Notre pain quotidien
La sympathie portée par Melaza vient précisément des personnages qui évoluent dans ce monde délaissé. Face aux jours difficiles auxquels ils sont confrontés, cherchant tant bien que mal à consolider ou faire durer leur amour, Aldo et Mónica n’ont qu’un refuge : leur relation, jamais débattue mais montrée avec une grande tendresse. Les deux amants, dans ce petit container où ils vivent, n’ont plus d’espace où préserver leur intimité – obligés de chuchoter le soir car la mère et la fille de Mónica dorment déjà dans la même pièce, obligés de s’isoler sur un vieux matelas dans l’usine désaffectée pour faire l’amour ou de se réfugier dans l’épave d’une voiture quand le ton monte un peu. C’est véritablement la topographie du film qui est frappante tant les lieux – donc les décors – sont le matériau qui inscrit à l’image les difficultés si peu mises en mots. Notons au passage l’agréable et rare tableau d’un Cuba rural – où on voit notamment l’instituteur désœuvré croiser sur le chemin du retour ses amis travaillant au champ et qu’il salue en passant… Tant de petits détails qui débordent l’anecdote intime et donnent à Melaza une véritable sensibilité politique.

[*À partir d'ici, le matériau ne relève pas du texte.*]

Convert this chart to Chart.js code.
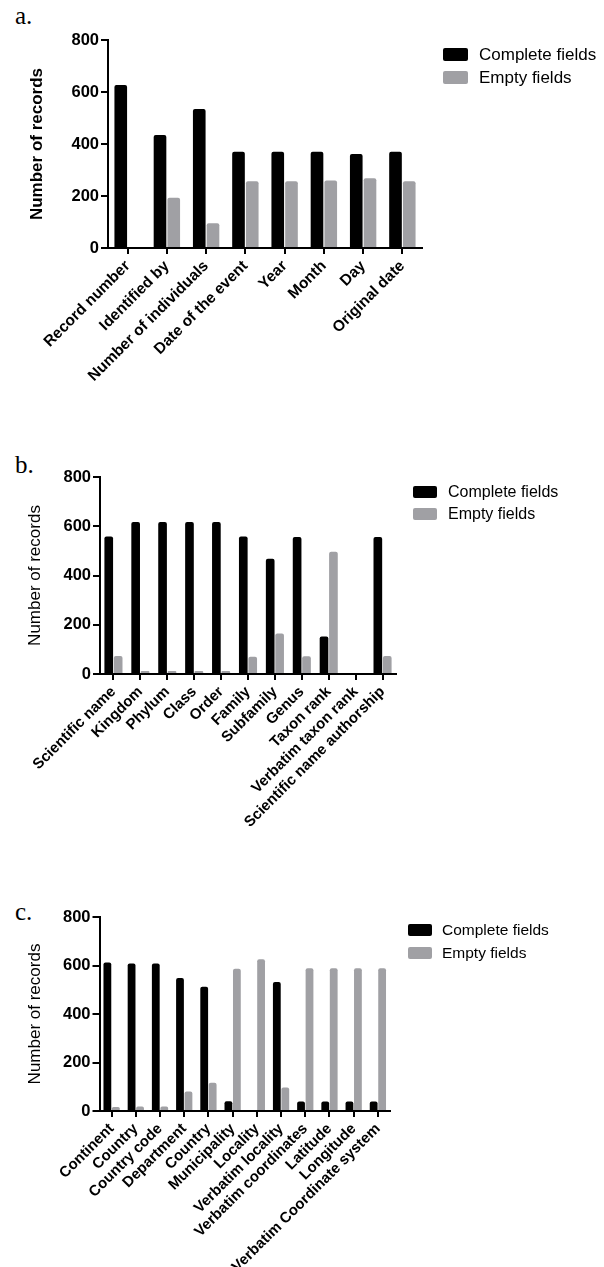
<!DOCTYPE html>
<html>
<head>
<meta charset="utf-8">
<script src="https://cdn.jsdelivr.net/npm/chart.js@4.4.1/dist/chart.umd.min.js"></script>
<style>
  html, body { margin: 0; padding: 0; background: #fff; }
  body { width: 604px; height: 1267px; position: relative; overflow: hidden; font-family: 'Liberation Sans', Arial, sans-serif; }
  canvas { position: absolute; left: 0; }
  .panel-label { position: absolute; font-family: 'Liberation Serif', serif; font-size: 25px; line-height: 1; color: #000; }
  .swatch { position: absolute; border-radius: 2px; }
  .key-text { position: absolute; line-height: 1; color: #000; white-space: nowrap; }
</style>
</head>
<body>
<div class="panel-label" style="left:15px; top:3px">a.</div>
<div class="panel-label" style="left:15px; top:452px">b.</div>
<div class="panel-label" style="left:15px; top:899px">c.</div>

<canvas id="chartA" width="604" height="440" style="top:0px"></canvas>
<canvas id="chartB" width="604" height="420" style="top:440px"></canvas>
<canvas id="chartC" width="604" height="407" style="top:860px"></canvas>

<script>
// Series names and colours
const seriesNames = ['Complete fields', 'Empty fields'];
const seriesColors = ['#000000', '#a0a0a4'];

// y axis ticks shared by the three panels
const yTickValues = [0, 200, 400, 600, 800];

// Panel a
const categoriesA = ['Record number', 'Identified by', 'Number of individuals', 'Date of the event',
  'Year', 'Month', 'Day', 'Original date'];
const completeA = [627, 435, 535, 370, 370, 370, 362, 370];
const emptyA = [0, 193, 95, 257, 257, 260, 268, 257];

// Panel b
const categoriesB = ['Scientific name', 'Kingdom', 'Phylum', 'Class', 'Order', 'Family', 'Subfamily',
  'Genus', 'Taxon rank', 'Verbatim taxon rank', 'Scientific name authorship'];
const completeB = [558, 617, 617, 617, 617, 558, 468, 556, 152, 0, 556];
const emptyB = [73, 12, 12, 12, 12, 70, 164, 72, 496, 0, 73];

// Panel c
const categoriesC = ['Continent', 'Country', 'Country code', 'Department', 'Country', 'Municipality',
  'Locality', 'Verbatim locality', 'Verbatim coordinates', 'Latitude', 'Longitude', 'Verbatim Coordinate system'];
const completeC = [612, 608, 608, 548, 512, 40, 0, 532, 39, 39, 39, 39];
const emptyC = [17, 19, 19, 80, 116, 587, 626, 97, 589, 589, 589, 589];

const sansFamily = "'Liberation Sans', Arial, sans-serif";

function buildChart(id, labels, complete, empty, look) {
  const canvas = document.getElementById(id);
  return new Chart(canvas, {
    type: 'bar',
    data: {
      labels: labels,
      datasets: [
        { label: seriesNames[0], data: complete, backgroundColor: seriesColors[0] },
        { label: seriesNames[1], data: empty, backgroundColor: seriesColors[1] }
      ]
    },
    options: {
      responsive: false,
      animation: false,
      devicePixelRatio: 1,
      layout: { padding: look.padding },
      plugins: { legend: { display: false }, tooltip: { enabled: false } },
      datasets: {
        bar: { categoryPercentage: 0.7, barPercentage: 0.92, borderRadius: 2 }
      },
      scales: {
        x: {
          afterFit: scale => { scale.height = look.xHeight; },
          border: { display: true, color: '#000', width: 2 },
          grid: { display: true, offset: false, drawOnChartArea: false, drawTicks: true,
                  tickLength: 6, color: '#000', lineWidth: 2 },
          ticks: {
            autoSkip: false, maxRotation: 45, minRotation: 45, padding: 3, color: '#000',
            font: { family: sansFamily, size: look.xFont, weight: 'bold' }
          }
        },
        y: {
          min: yTickValues[0],
          max: yTickValues[yTickValues.length - 1],
          afterFit: scale => { scale.width = look.yWidth; },
          afterBuildTicks: scale => { scale.ticks = yTickValues.map(v => ({ value: v })); },
          border: { display: true, color: '#000', width: 2 },
          grid: { display: true, drawOnChartArea: false, drawTicks: true,
                  tickLength: 7, color: '#000', lineWidth: 2 },
          ticks: {
            padding: 2, color: '#000',
            font: { family: sansFamily, size: 16.5, weight: 'bold' }
          },
          title: {
            display: true, text: 'Number of records', color: '#000', padding: 0,
            font: { family: sansFamily, size: 17, weight: look.titleWeight }
          }
        }
      }
    }
  });
}

// legend built from the chart's own datasets
function addLegend(chart, key) {
  chart.data.datasets.forEach((ds, i) => {
    const top = key.boxTops[i];
    const box = document.createElement('div');
    box.className = 'swatch';
    box.style.left = key.boxLeft + 'px';
    box.style.top = top + 'px';
    box.style.width = key.boxW + 'px';
    box.style.height = key.boxH + 'px';
    box.style.background = ds.backgroundColor;
    document.body.appendChild(box);

    const txt = document.createElement('div');
    txt.className = 'key-text';
    txt.textContent = ds.label;
    txt.style.fontSize = key.font + 'px';
    const baseline = top + key.boxH / 2 + 0.716 * key.font / 2;
    txt.style.top = (baseline - 0.8465 * key.font) + 'px';
    txt.style.left = key.textLeft + 'px';
    document.body.appendChild(txt);
  });
}

const chartA = buildChart('chartA', categoriesA, completeA, emptyA, {
  padding: { top: 40, right: 182, left: 27, bottom: 0 },
  yWidth: 81, xHeight: 192, xFont: 15.5, titleWeight: 'bold'
});
const chartB = buildChart('chartB', categoriesB, completeB, emptyB, {
  padding: { top: 37, right: 208, left: 25, bottom: 0 },
  yWidth: 75, xHeight: 186, xFont: 15, titleWeight: 'normal'
});
const chartC = buildChart('chartC', categoriesC, completeC, emptyC, {
  padding: { top: 57, right: 214, left: 25, bottom: 0 },
  yWidth: 74.5, xHeight: 156, xFont: 15, titleWeight: 'normal'
});

addLegend(chartA, { boxLeft: 443, boxTops: [48, 71], boxW: 25, boxH: 13, textLeft: 479, font: 17 });
addLegend(chartB, { boxLeft: 413, boxTops: [486, 508], boxW: 24, boxH: 12, textLeft: 448, font: 16 });
addLegend(chartC, { boxLeft: 408, boxTops: [924, 947], boxW: 24, boxH: 12, textLeft: 442, font: 15.5 });
</script>
</body>
</html>
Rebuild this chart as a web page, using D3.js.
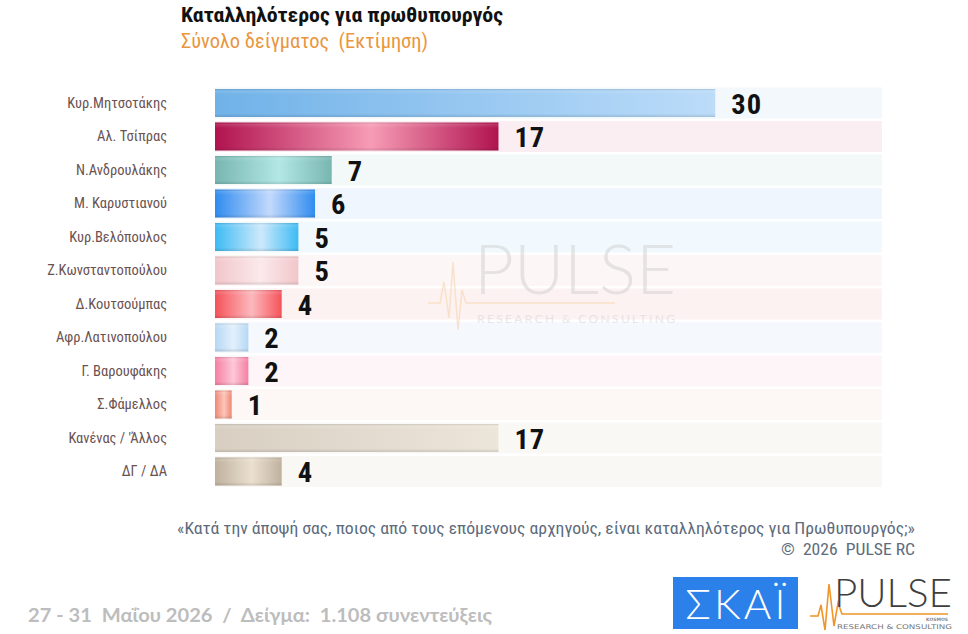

Sur le même thème mais avec moins d’ironie que le Mexicain Workers il y a quelques mois, Melaza adopte toutefois un point de vue similaire sur ses personnages, en faisant non pas les pions d’un système qui les dirige, mais les oubliés d’un monde plus ou moins bien intentionné, dans lequel il s’agit maintenant de prendre sa vie en mains. La question est la même : comment survivre et surtout, comment survivre dignement ? L’originalité du point de vue de Carlos Lechuga est qu’il part d’un noyau intime (une relation de couple) pour que les implications sociales et politiques endurées par ses personnages finissent par déborder ce sujet de toutes parts. Il réaffirme par-là, comme Workers il y a quelques mois, la primauté de l’initiative individuelle dans la mélasse dans laquelle plonge une société autoritaire.
La lucha sigue
Heureusement, le réalisateur rejette le sensationnalisme supposé par cette anecdote – car il va s’agir, pour Aldo et Mónica, de faire des choix entre leurs principes et les nécessités auxquelles ils sont confrontés. Seules perspectives pour profiter un jour de lendemains qui chantent, l’un se lancera dans le dangereux trafic de viande tandis que l’autre donnera sa propre chair pour s’en sortir. Mais ces choix sont moins le terme moralisateur de Melaza que les détails d’une anecdote certes pessimiste dans les faits, mais qui ne cesse heureusement d’affirmer une salutaire tendresse envers ses personnages, une réaffirmation, contre les puissances invisibles, de l’attachement à l’intime et au local.